Corporate governance: Internal gatekeeping a dubious proposition in the first place

Coffee (2006) and other scholars argue it is not clear that effective internal gatekeeping is even possible. The Harvard blog points out that internal gatekeepers are not independent, and they are paid by those who they are supposed to gatekeep. The blog also notes that “…internal gatekeeping has crept further and further into everyday corporate decision-making as a reaction to a series of pressures—the hostile takeovers of the 1980s, the scandals and subsequent Sarbanes-Oxley legislation of the 2000s, Dodd-Frank, and now shareholder activism.”

Corporate gatekeeping can help corporate governance, but equity incentives decrease effectiveness

In his blog, R. Christopher Small points out that their study showed that the presence of executive gatekeepers significantly decreases a number of types of fraud.
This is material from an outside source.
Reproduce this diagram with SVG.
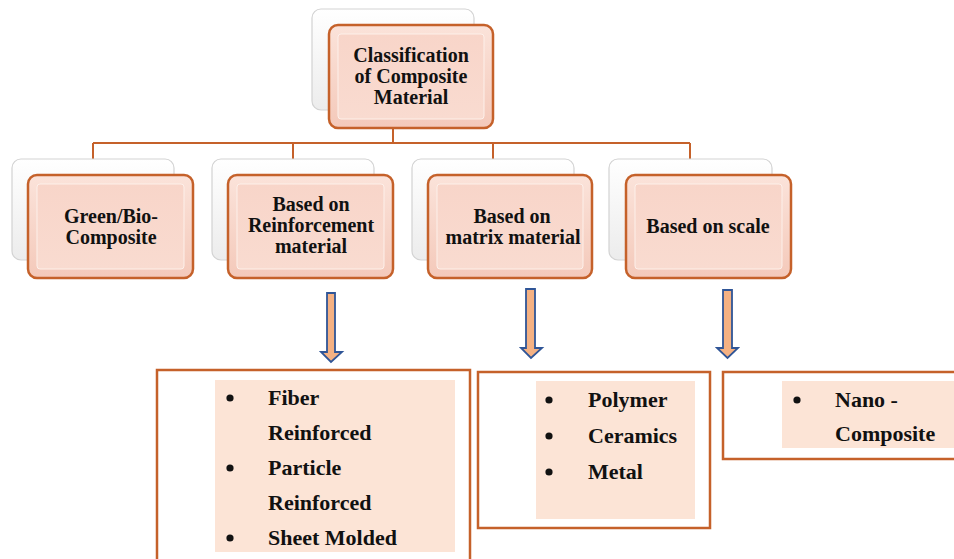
<svg xmlns="http://www.w3.org/2000/svg" width="954" height="559" viewBox="0 0 954 559">
<defs>
<linearGradient id="shadowFill" x1="0" y1="0" x2="0" y2="1">
<stop offset="0" stop-color="#ffffff"/>
<stop offset="1" stop-color="#ececec"/>
</linearGradient>
<linearGradient id="nodeFill" x1="0" y1="0" x2="0" y2="1">
<stop offset="0" stop-color="#fbe3da"/>
<stop offset="1" stop-color="#f4c9ba"/>
</linearGradient>
<linearGradient id="innerFill" x1="0" y1="0" x2="0" y2="1">
<stop offset="0" stop-color="#f8d5c9"/>
<stop offset="1" stop-color="#f9dbd0"/>
</linearGradient>
</defs>
<style>
.shadow{fill:url(#shadowFill);stroke:#d3d3d3;stroke-width:1.2}
.node{fill:url(#nodeFill);stroke:#c5612a;stroke-width:2.5}
.bevel{fill:url(#innerFill);stroke:#fdf0ea;stroke-width:1}
.lbl{font-family:"Liberation Serif","Times New Roman",serif;font-weight:bold;font-size:20px;fill:#111;text-anchor:middle}
.conn{fill:none;stroke:#c5612a;stroke-width:2}
.arrow{fill:#f4b183;stroke:#2f5597;stroke-width:1.8;stroke-linejoin:miter}
.frame{fill:#ffffff;stroke:#c5612a;stroke-width:2.5}
.peach{fill:#fce4d6}
.item{font-family:"Liberation Serif","Times New Roman",serif;font-weight:bold;font-size:22px;fill:#111}
</style>
<rect x="0" y="0" width="954" height="559" fill="#ffffff"/>

<g id="connectors">
<path class="conn" d="M393,128 V143 M93,143 H690 M93,143 V175 M293,143 V175 M493,143 V175 M690,143 V175"/>
</g>

<g id="node-root">
<rect class="shadow" x="312" y="9" width="162" height="101" rx="9"/>
<rect class="node" x="329" y="25" width="164" height="103" rx="9"/>
<rect class="bevel" x="338" y="34" width="146" height="85" rx="3"/>
<text class="lbl" x="411" y="62">Classification</text>
<text class="lbl" x="411" y="83">of Composite</text>
<text class="lbl" x="411" y="104">Material</text>
</g>

<g id="node-green">
<rect class="shadow" x="12" y="159" width="162" height="101" rx="9"/>
<rect class="node" x="28" y="175" width="165" height="103" rx="9"/>
<rect class="bevel" x="37" y="184" width="147" height="85" rx="3"/>
<text class="lbl" x="111" y="223">Green/Bio-</text>
<text class="lbl" x="111" y="244">Composite</text>
</g>

<g id="node-reinforcement">
<rect class="shadow" x="212" y="159" width="162" height="101" rx="9"/>
<rect class="node" x="228" y="175" width="165" height="103" rx="9"/>
<rect class="bevel" x="237" y="184" width="147" height="85" rx="3"/>
<text class="lbl" x="311" y="211">Based on</text>
<text class="lbl" x="311" y="232">Reinforcement</text>
<text class="lbl" x="311" y="253">material</text>
</g>

<g id="node-matrix">
<rect class="shadow" x="412" y="159" width="162" height="101" rx="9"/>
<rect class="node" x="428" y="175" width="164" height="103" rx="9"/>
<rect class="bevel" x="437" y="184" width="146" height="85" rx="3"/>
<text class="lbl" x="512" y="223">Based on</text>
<text class="lbl" x="513" y="244">matrix material</text>
</g>

<g id="node-scale">
<rect class="shadow" x="609" y="159" width="163" height="101" rx="9"/>
<rect class="node" x="626" y="175" width="165" height="103" rx="9"/>
<rect class="bevel" x="635" y="184" width="147" height="85" rx="3"/>
<text class="lbl" x="708" y="233">Based on scale</text>
</g>

<g id="arrows">
<path class="arrow" d="M327,293 H335 V352 H342 L331,362 L321,352 H327 Z"/>
<path class="arrow" d="M526,289 H535 V348 H542 L531,358 L521,348 H526 Z"/>
<path class="arrow" d="M723,290 H732 V348 H738 L727.5,358 L717,348 H723 Z"/>
</g>

<g id="list-reinforcement">
<rect class="frame" x="157" y="370" width="313" height="200"/>
<rect class="peach" x="215" y="380" width="240" height="172"/>
<circle cx="230" cy="398" r="3.6" fill="#111"/>
<circle cx="230" cy="468" r="3.6" fill="#111"/>
<circle cx="230" cy="538" r="3.6" fill="#111"/>
<text class="item" x="268" y="405">Fiber</text>
<text class="item" x="268" y="440">Reinforced</text>
<text class="item" x="268" y="475">Particle</text>
<text class="item" x="268" y="510">Reinforced</text>
<text class="item" x="268" y="545">Sheet Molded</text>
</g>

<g id="list-matrix">
<rect class="frame" x="478" y="372" width="232" height="156"/>
<rect class="peach" x="536" y="381" width="159" height="138"/>
<circle cx="549" cy="400" r="3.6" fill="#111"/>
<circle cx="549" cy="436" r="3.6" fill="#111"/>
<circle cx="549" cy="472" r="3.6" fill="#111"/>
<text class="item" x="588" y="407">Polymer</text>
<text class="item" x="588" y="443">Ceramics</text>
<text class="item" x="588" y="479">Metal</text>
</g>

<g id="list-scale">
<rect class="frame" x="723" y="372" width="240" height="87"/>
<rect class="peach" x="782" y="381" width="172" height="67"/>
<circle cx="797" cy="400" r="3.6" fill="#111"/>
<text class="item" x="835" y="407">Nano -</text>
<text class="item" x="835" y="441">Composite</text>
</g>
</svg>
For example, regulatory compliance failures (AAER frauds and insider trading) decline notably. Frauds scores, (the least evidence-driven measure of fraud monitoring among the measures used in the study) are also down 9%. Securities class action suits, which are typically a mixture of compliance and verbal misrepresentation or omission of information, are also down 43%.
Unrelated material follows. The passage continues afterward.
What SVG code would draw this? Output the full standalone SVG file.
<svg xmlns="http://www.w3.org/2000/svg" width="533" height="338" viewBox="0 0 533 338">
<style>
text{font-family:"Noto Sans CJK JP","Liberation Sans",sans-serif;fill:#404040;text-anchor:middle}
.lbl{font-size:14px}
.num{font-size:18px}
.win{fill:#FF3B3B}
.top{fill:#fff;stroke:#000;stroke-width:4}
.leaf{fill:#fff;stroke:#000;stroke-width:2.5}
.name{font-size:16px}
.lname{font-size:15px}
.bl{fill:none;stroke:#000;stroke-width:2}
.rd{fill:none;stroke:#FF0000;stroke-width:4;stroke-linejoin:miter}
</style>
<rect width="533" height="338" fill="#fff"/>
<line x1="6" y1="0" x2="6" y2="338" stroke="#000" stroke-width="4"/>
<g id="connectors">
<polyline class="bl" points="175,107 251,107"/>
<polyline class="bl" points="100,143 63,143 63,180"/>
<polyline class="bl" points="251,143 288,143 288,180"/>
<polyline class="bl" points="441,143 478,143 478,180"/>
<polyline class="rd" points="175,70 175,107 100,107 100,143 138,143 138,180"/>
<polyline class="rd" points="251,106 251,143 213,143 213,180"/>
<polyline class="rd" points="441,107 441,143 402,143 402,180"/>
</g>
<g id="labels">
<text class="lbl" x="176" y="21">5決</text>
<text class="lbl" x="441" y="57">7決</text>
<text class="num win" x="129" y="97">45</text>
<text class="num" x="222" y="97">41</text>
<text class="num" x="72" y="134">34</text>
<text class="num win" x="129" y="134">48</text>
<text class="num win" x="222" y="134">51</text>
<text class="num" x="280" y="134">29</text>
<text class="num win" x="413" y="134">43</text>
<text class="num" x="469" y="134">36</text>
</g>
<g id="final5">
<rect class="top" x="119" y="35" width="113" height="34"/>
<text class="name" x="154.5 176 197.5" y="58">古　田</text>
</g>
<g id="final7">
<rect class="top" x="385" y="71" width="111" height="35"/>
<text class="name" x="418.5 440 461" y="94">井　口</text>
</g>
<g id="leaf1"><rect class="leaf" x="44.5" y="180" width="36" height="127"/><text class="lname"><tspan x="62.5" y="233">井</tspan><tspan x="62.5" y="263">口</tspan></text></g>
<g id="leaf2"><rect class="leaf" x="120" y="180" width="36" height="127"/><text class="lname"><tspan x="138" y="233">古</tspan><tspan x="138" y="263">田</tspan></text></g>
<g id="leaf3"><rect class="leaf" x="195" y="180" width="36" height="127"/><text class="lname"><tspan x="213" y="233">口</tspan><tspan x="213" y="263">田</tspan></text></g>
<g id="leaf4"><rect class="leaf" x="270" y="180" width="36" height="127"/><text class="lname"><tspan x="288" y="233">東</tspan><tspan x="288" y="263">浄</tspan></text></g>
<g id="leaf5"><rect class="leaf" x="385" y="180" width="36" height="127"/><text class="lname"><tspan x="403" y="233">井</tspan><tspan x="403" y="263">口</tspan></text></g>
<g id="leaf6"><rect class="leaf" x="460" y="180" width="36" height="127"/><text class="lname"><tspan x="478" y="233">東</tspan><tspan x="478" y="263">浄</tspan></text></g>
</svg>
The study also shows that compensating gatekeepers via equity incentives, however, clearly decreases the effectiveness of gatekeepers. Small notes: “…we find equity incentives increase the likelihood of class action lawsuits, uncaught fraud, and option backdating. In particular, a one standard deviation increase in the sensitivity of general counsel’s wealth to a one percent change in stock price (the compensation “delta”) unwinds 82 percent of the governance improvements in terms of avoiding securities fraud associated with hiring an executive gatekeeper. In terms of uncaught financial misrepresentation, we find that the gatekeeper unwinds 18 percent of governance improvements. We also find evidence that equity incentives hinder backdating prevention.”